Another one that’s always in the guide books, and for good reason; Sea Baron (Saegreifinn), again on the harbour front, offers up excellent and exceedingly fresh sea food. You can pick from a fridge full of their haul for the day, (which generally will include Minke Whale if you’re keen to try this), but don’t forget to order yourself a bowl of their lobster soup. Absolutely the best soup I’ve ever had without a doubt, and served with a generous side plate of bread and butter so surprisingly filling. When Nomadic Matt posted his list on the top 18 restaurants in Europe, the Sea Baron made the cut!
Roadhouse was a Hard Rock-esque style restaurant a bit further away from the downtown area on Snorrabraut, but worth the walk over. I ordered the doughnut burger (literally like a Krispy Kreme glazed orginal around bacon, egg and a peice of meat) a side of gorgeously greasy fries and washed down with peanut butter milkshake! Heart attack on a plate? Maybe.

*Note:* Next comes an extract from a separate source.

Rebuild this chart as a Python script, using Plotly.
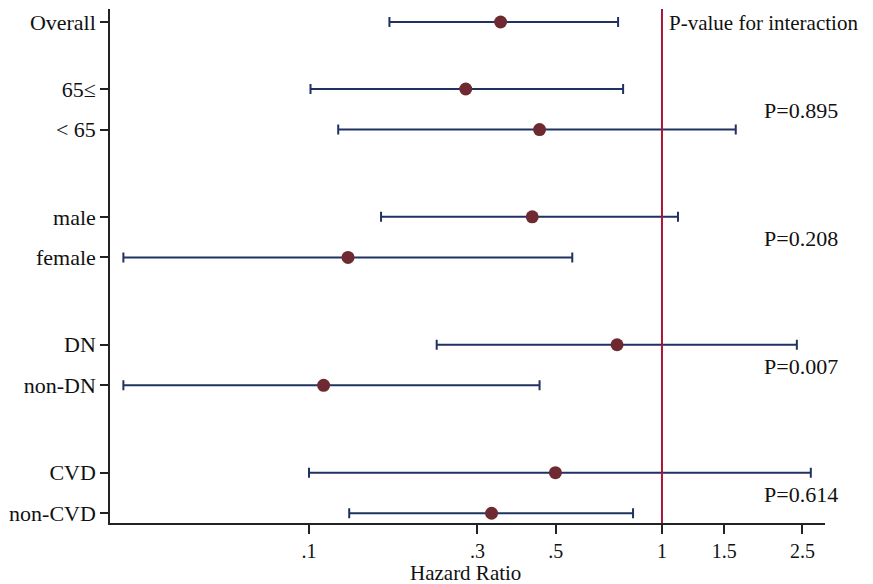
import plotly.graph_objects as go
import numpy as np

labels = ["Overall", "65≤", "< 65", "male", "female", "DN", "non-DN", "CVD", "non-CVD"]
hr = [0.349, 0.278, 0.450, 0.429, 0.129, 0.746, 0.110, 0.499, 0.329]
ci_low = [0.169, 0.101, 0.121, 0.160, 0.0298, 0.230, 0.0298, 0.100, 0.130]
ci_high = [0.751, 0.776, 1.618, 1.11, 0.557, 2.41, 0.450, 2.64, 0.828]
groups = [0, 1, 1, 2, 2, 3, 3, 4, 4]
p_values = ["P=0.895", "P=0.208", "P=0.007", "P=0.614"]
xtick_vals = [0.1, 0.3, 0.5, 1, 1.5, 2.5]
xtick_text = [".1", ".3", ".5", "1", "1.5", "2.5"]

# row positions (layout): gap between groups
ypos = []
cur = 0.0
for i, g in enumerate(groups):
    if i > 0:
        if g != groups[i - 1]:
            cur += 1.65 if groups[i - 1] == 0 else 2.15
        else:
            cur += 1.0
    ypos.append(cur)

font_family = "Liberation Serif, Times New Roman, serif"
fs = 22
line_col = "#1f3261"
mark_col = "#6e2a30"
ref_col = "#a8163a"

hr_a = np.array(hr)
fig = go.Figure()
fig.add_trace(go.Scatter(
    x=hr, y=ypos, mode="markers",
    marker=dict(color=mark_col, size=13),
    error_x=dict(type="data", symmetric=False,
                 array=list(np.array(ci_high) - hr_a),
                 arrayminus=list(hr_a - np.array(ci_low)),
                 color=line_col, thickness=2, width=5),
    showlegend=False, cliponaxis=False,
))

fig.add_shape(type="line", xref="x", yref="paper", x0=1, x1=1, y0=0, y1=1,
              line=dict(color=ref_col, width=2))

annotations = [dict(x=0, y=1, xref="x", yref="paper", xanchor="left", yanchor="top",
                    xshift=5, yshift=0, text="P-value for interaction", showarrow=False,
                    font=dict(family=font_family, size=21, color="#111"))]
for gi, ptxt in enumerate(p_values):
    ys = [ypos[i] for i, g in enumerate(groups) if g == gi + 1]
    annotations.append(dict(x=np.log10(2.47), y=(ys[0] + ys[-1]) / 2 + 0.03, xref="x", yref="y",
                            text=ptxt, showarrow=False, xanchor="center", yanchor="middle",
                            font=dict(family=font_family, size=fs, color="#111")))
annotations.append(dict(x=np.log10(0.277), y=0, xref="x", yref="paper", yanchor="top",
                        yshift=-36, text="Hazard Ratio", showarrow=False,
                        font=dict(family=font_family, size=21, color="#111")))

fig.update_layout(
    width=865, height=576,
    margin=dict(l=102, r=48, t=1, b=61),
    paper_bgcolor="white", plot_bgcolor="white",
    font=dict(family=font_family, size=fs, color="#111"),
    annotations=annotations,
    xaxis=dict(type="log", range=[-1.5637, 0.4618],
               tickvals=xtick_vals, ticktext=xtick_text,
               ticks="outside", ticklen=9, tickwidth=1.5, tickcolor="#222",
               showline=True, linecolor="#222", linewidth=1.5,
               showgrid=False, zeroline=False,
               tickfont=dict(family=font_family, size=20, color="#111")),
    yaxis=dict(range=[12.34, -0.32], tickvals=ypos, ticktext=labels,
               ticks="outside", ticklen=8, tickwidth=1.5, tickcolor="#222",
               showline=True, linecolor="#222", linewidth=1.5,
               showgrid=False, zeroline=False,
               tickfont=dict(family=font_family, size=fs, color="#111")),
)

fig.write_html("out.html")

But, you’ll have to agree it would be a good way to go… It wasn’t too badly priced either, considering Reykjavik prices; around £15 a meal.
A second great burger place that’s ideal for those traveling on a budget is Hamborgarabúllan, or the ‘burger joint’. Order the ‘offer of the century‘ which comes with a their standard burger, fries and a drink. It’s cooked to order in front of you and it’s super tasty. It was around the equivalent of £7-8, which by Iceland’s standards is pretty darn good.

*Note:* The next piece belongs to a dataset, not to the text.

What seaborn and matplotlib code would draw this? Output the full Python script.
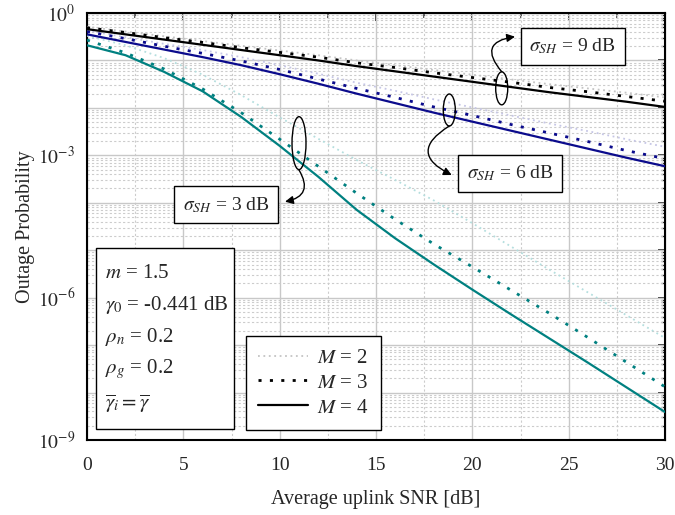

So with all of this around, i’m sure you won’t be missing the Golden Arches any time soon.
So, Iceland, what can I say, apart from I miss you! Iceland has really captivated me – I think it was an accumulation of everything. It was the friendly Icelanders, the gorgeous streets of Reykjavik, the amazing cafes and the food, the crazy weather, the geothermal pools, the landscapes (just wow!) and witnessing illusive Northern Lights which was undoubtedly the single best experience I’ll ever have, ever, I’m sure of it.
Reykjavik, you’re now my adopted second home. I love you!
What was FP?
The chance of seeing the Northern Lights. If you visit Iceland in Winter, there’s a chance that you might be able to spot the Northern Lights. All you need is some clear skies, a good forecast and little or no light pollution, oh and probably just a little bit of luck!
Before we visited we made sure to download the Aurora Forecast app onto our phone which would tell us where abouts they would be, this gave us the best chance of finding them if they were to make an appearance.
On our first night of our first holiday to Reykjavik we went out about 9pm, all full of hope and looked to the skies. An English photographer guessed what we were looking for and gave us some pointers; if you can’t see them with the naked eye, take a long exposure shot pointing the camera North and hope for the best. Unsure, we followed his direction, waited for the camera to load and there it was – a greenish haze! It wasn’t much, but it was something.
Now we knew there were around we drove out towards Seltjarnarnes, if you drive far enough along that peninsula there won’t be any street lights – perfect Aurora viewing conditions.
After hopping up and down in the cold for about an hour, we were just about to give up and get a hot drink, until this bow of green appeared in the sky…
This grew and got more and more animated until the sky was full of green and white bands shimmering and dancing above us. It was the. most. amazing. thing. ever.
The lights seemed to expand the sky and show us the enormity of the space above us. It was stunning, absolutely bloody brilliant.
And the whole time we were screaming at each other and jumping up and down in excitement. A total pair of dorks!
Hallgrimskirkja and Perlan. Both pretty ace looking buildings in their own right, but both of which offer up incredible views over the city. For a small price you can take the lift up Hallgrimskirkja and gaze over the cute colourful houses in downtown Reykjavik. Perlan has a free viewing platform which gives you great views of the Church and the mountains.